Надо напомнить: все это обдумывалось и писалось П.Н. Савицким и его товарищами в эмиграции в середине 1920-х годов. То есть было еще не вполне ясно, куда будут эволюционировать и коммунистический режим, и коммунистическая партия. Так, евразийцы уповали на то, что «непартийный правящий слой» (это и представители простого народа, разбуженные революцией к созидательной социальной деятельности, и представители «старой» России, по тем или иным резонам пошедшие на сотрудничество с большевиками) станет основой новой русской государственности. «Сплоченный и прослоенный партией непартийный правящий слой сыграл и играет еще большую роль. Он является главным проводником конкретных потребностей народа и здоровых традиций старой государственности. В нем будущее связывается с прошлым и расплавляющая все стихии революции возвращается к самым истокам народной жизни и становится смыслом прошлого. В нем происходит взаимообогащение партии с народом, и вырабатывается, рождается правящий слой будущего. В нем создаются и развиваются сами формы новой государственности. Но, если бы партия сразу и без замены чем-либо ей равнозначным исчезла, наметившиеся … новые формы и новый правящий слой оказались бы в очень затруднительном и даже опасном положении».

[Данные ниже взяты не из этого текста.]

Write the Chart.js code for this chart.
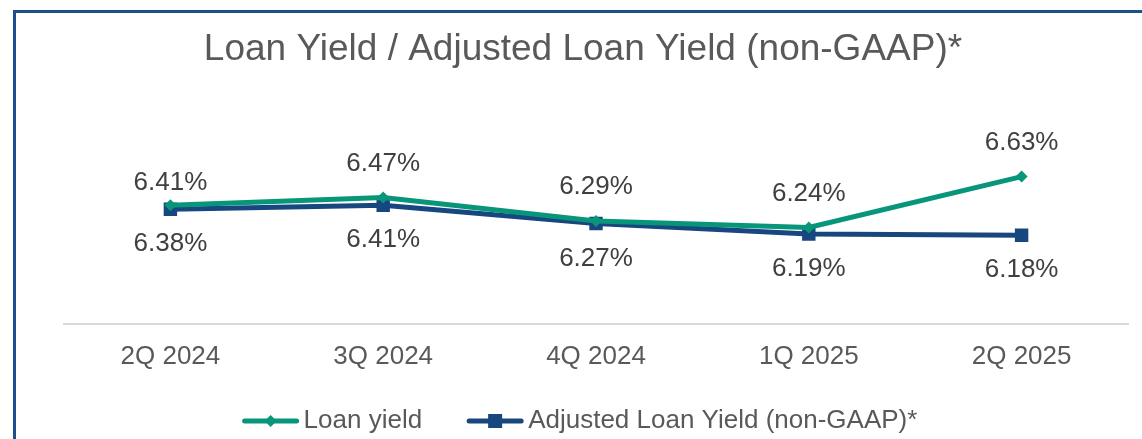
<!DOCTYPE html>
<html>
  <head>
    <meta charset="UTF-8">
    <title>Loan Yield / Adjusted Loan Yield</title>
    <script src="https://cdn.jsdelivr.net/npm/chart.js"></script>
    <style>
      html, body { margin: 0; padding: 0; background: #fff; overflow: hidden; }
      #wrap { position: relative; width: 1142px; height: 439px; }
      #frame { position: absolute; left: 13px; top: 10px; width: 1200px; height: 500px;
               border-left: 3px solid #1D4F8A; border-top: 3px solid #1D4F8A; pointer-events: none; }
    </style>
  </head>
  <body>
    <div id="wrap">
      <canvas id="yieldChart" width="1142" height="439"></canvas>
      <div id="frame"></div>
    </div>
    <script>
      const quarters = ['2Q 2024', '3Q 2024', '4Q 2024', '1Q 2025', '2Q 2025'];
      const loanYield = [6.41, 6.47, 6.29, 6.24, 6.63];
      const adjustedYield = [6.38, 6.41, 6.27, 6.19, 6.18];

      const GREEN = '#08967A';
      const BLUE = '#17477E';
      const FONT = "'Liberation Sans', Arial, sans-serif";

      // value labels: loan yield above the point, adjusted below
      const valueLabels = {
        id: 'valueLabels',
        afterDatasetsDraw(chart) {
          const ctx = chart.ctx;
          ctx.save();
          ctx.font = '26px ' + FONT;
          ctx.fillStyle = '#404040';
          ctx.textAlign = 'center';
          ctx.textBaseline = 'middle';
          chart.data.datasets.forEach((ds, i) => {
            const meta = chart.getDatasetMeta(i);
            meta.data.forEach((pt, j) => {
              let dy = i === 0 ? -34 : 35;
              if (i === 0 && j === 0) dy = -22;
              ctx.fillText(ds.data[j].toFixed(2) + '%', pt.x, pt.y + dy);
            });
          });
          ctx.restore();
        }
      };

      // legend with line + marker like the original
      const lineLegend = {
        id: 'lineLegend',
        afterDraw(chart) {
          const ctx = chart.ctx;
          ctx.save();
          ctx.font = '26px ' + FONT;
          ctx.textBaseline = 'middle';
          const y = 421;
          const lineW = 56, gap = 5, itemGap = 45;
          const items = chart.data.datasets.map(ds => ({
            label: ds.label, color: ds.borderColor, style: ds.pointStyle,
            w: lineW + gap + ctx.measureText(ds.label).width
          }));
          const total = items.reduce((s, it) => s + it.w, 0) + itemGap * (items.length - 1);
          let x = 580 - total / 2;
          items.forEach(it => {
            ctx.strokeStyle = it.color;
            ctx.lineWidth = 5;
            ctx.lineCap = 'round';
            ctx.beginPath();
            ctx.moveTo(x + 2, y);
            ctx.lineTo(x + lineW - 2, y);
            ctx.stroke();
            ctx.fillStyle = it.color;
            const cx = x + lineW / 2;
            if (it.style === 'rectRot') {
              ctx.beginPath();
              ctx.moveTo(cx - 6, y); ctx.lineTo(cx, y - 6);
              ctx.lineTo(cx + 6, y); ctx.lineTo(cx, y + 6);
              ctx.closePath(); ctx.fill();
            } else {
              ctx.fillRect(cx - 7, y - 7, 14, 14);
            }
            ctx.fillStyle = '#595959';
            ctx.fillText(it.label, x + lineW + gap, y);
            x += it.w + itemGap;
          });
          ctx.restore();
        }
      };

      new Chart(document.getElementById('yieldChart'), {
        type: 'line',
        data: {
          labels: quarters,
          datasets: [
            {
              label: 'Loan yield',
              data: loanYield,
              borderColor: GREEN,
              backgroundColor: GREEN,
              borderWidth: 5,
              pointStyle: 'rectRot',
              pointRadius: 6,
              pointBorderWidth: 0,
              tension: 0
            },
            {
              label: 'Adjusted Loan Yield (non-GAAP)*',
              data: adjustedYield,
              borderColor: BLUE,
              backgroundColor: BLUE,
              borderWidth: 5,
              pointStyle: 'rect',
              pointRadius: 9.5,
              pointBorderWidth: 0,
              tension: 0
            }
          ]
        },
        options: {
          responsive: false,
          animation: false,
          layout: { padding: { left: 38, right: 14, top: 0, bottom: 50 } },
          plugins: {
            legend: { display: false },
            tooltip: { enabled: false },
            title: {
              display: true,
              text: 'Loan Yield / Adjusted Loan Yield (non-GAAP)*',
              color: '#595959',
              font: { family: FONT, size: 37, weight: 'normal' },
              padding: { top: 28, bottom: 56 }
            }
          },
          scales: {
            x: {
              offset: true,
              grid: { display: false, drawTicks: false },
              border: { display: true, color: '#D9D9D9', width: 2 },
              ticks: { color: '#595959', font: { family: FONT, size: 26 }, padding: 17 }
            },
            y: {
              min: 5.5,
              max: 7.0,
              grid: { display: false, drawTicks: false },
              border: { display: false },
              ticks: { display: false },
              afterFit(scale) { scale.width = 26; }
            }
          }
        },
        plugins: [valueLabels, lineLegend]
      });
    </script>
  </body>
</html>
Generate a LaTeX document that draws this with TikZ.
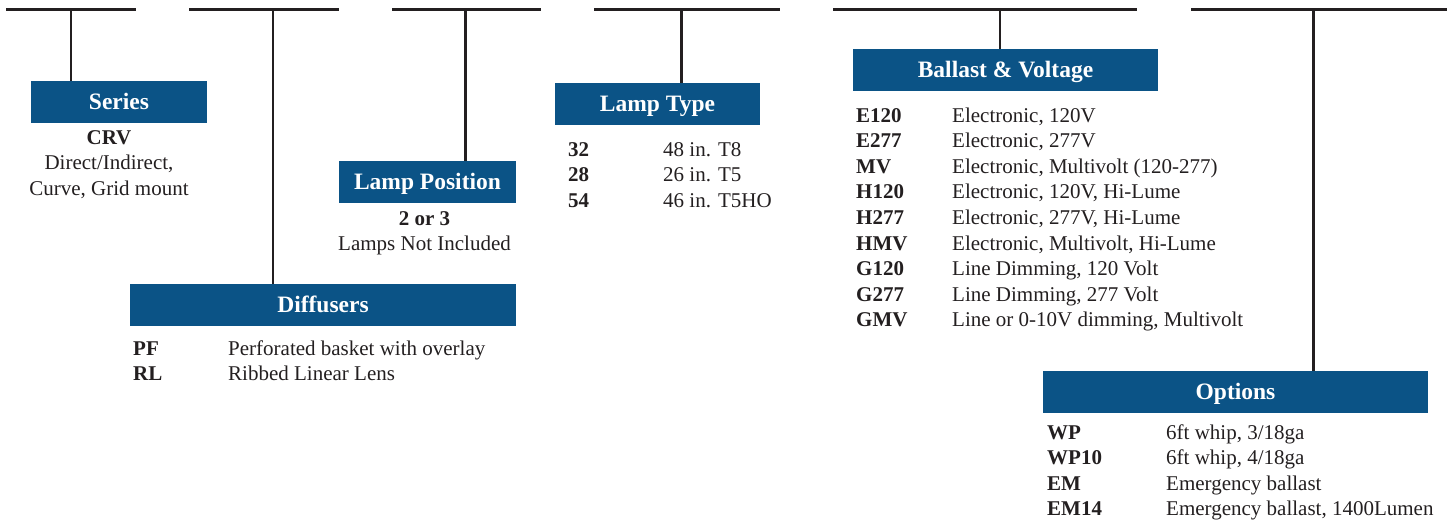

Как мы знаем, большевицкая партия не «оправдала» надежд евразийцев и такого правящего слоя не породила. Возник иной правящий слой — номенклатура — с иными задачами, иной судьбой. Что же касается евразийцев, то они «планировали»: на смену партии коммунистов и коммунистической идеологии придет их партия и их идеология. — «Мысля новую партию, как преемницу большевиков, мы уже придаем понятию партии совсем новый смысл, резко отличающий ее от политических партий в Европе. Она — партия особого рода, правительствующая и своею властью ни с какою другою партией не делящаяся, даже исключающая существование других таких же партий». Это — «партия-правительство», схожая с коммунистами по «форме и структуре», но отличающаяся по идеологии.